Et pourtant, "Gangs of London" distille par-delà sa furie une atmosphère particulièrement léchée - pas au point de rivaliser avec "Peaky Blinders" mais tout de même. Grâce notamment au travail réalisé sur les couleurs, avec des tonalités résolument sombres et désaturées, ou encore via la topographie de ses décors - façon souricières et dédales -, la série bénéficie d’une certaine maîtrise. Toute la séquence avant l’assassinat plus ou moins accidentel de Finn Wallace, qui suit deux adolescents dans leur descente inconsciente aux enfers, fonctionne comme un piège. Le fait-même d’emprunter la voiture, d’en descendre puis de pénétrer l’immeuble dans le quartier de la mafia albanaise, introduit le fatum. Dès lors, la malédiction n’est plus une option, ne serait-ce que lorsqu’une bande de malfrats redoutables prend d’assaut le véhicule avant de s’enfuir après l’arrivée d’un plus gros poisson. Ainsi, "Gangs of London" repose sur une logique de surenchère, ou du moins d’accumulation d’hostilité jusqu’à l’explosion. Cette dynamique dans l’esprit de l’action déchaînée de "La Vengeance dans la peau" (Paul Greengrass, 2007) mais en version survitaminée, le réalisateur Gareth Evans l’avait déjà explorée à travers son cinéma - avec la saga "The Raid" en tête. De même que le versant épouvante latent de "Gangs of London" hantait déjà son long-métrage "Le Bon Apôtre" (2018).

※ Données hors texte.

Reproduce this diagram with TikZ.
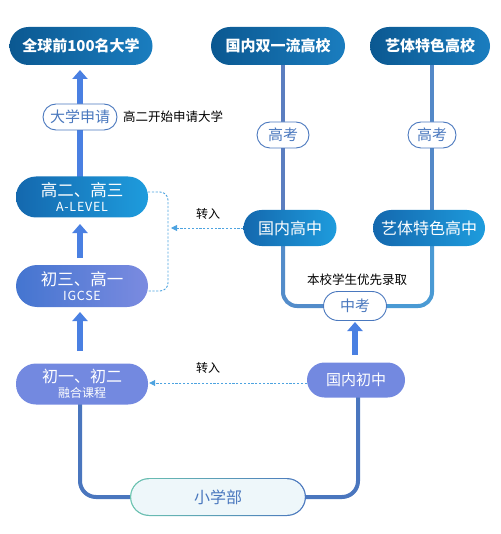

Toutes ces facettes de "Gangs of London", efficaces, ne dispensent cependant pas complètement cette série britannique du classicisme. Car hormis son usage débridé de la violence, certes impressionnant, elle reste par ailleurs entièrement conforme aux codes des films de gangsters. Ces clichés mis à part, "Gangs of London" se distingue néanmoins grâce aux joutes politiques auxquelles se livrent les différents clans de mafieux. Mention spéciale enfin côté casting, assez irréprochable de Joe Cole à Michelle Fairley en passant par Sope Dirisu et Colm Meaney.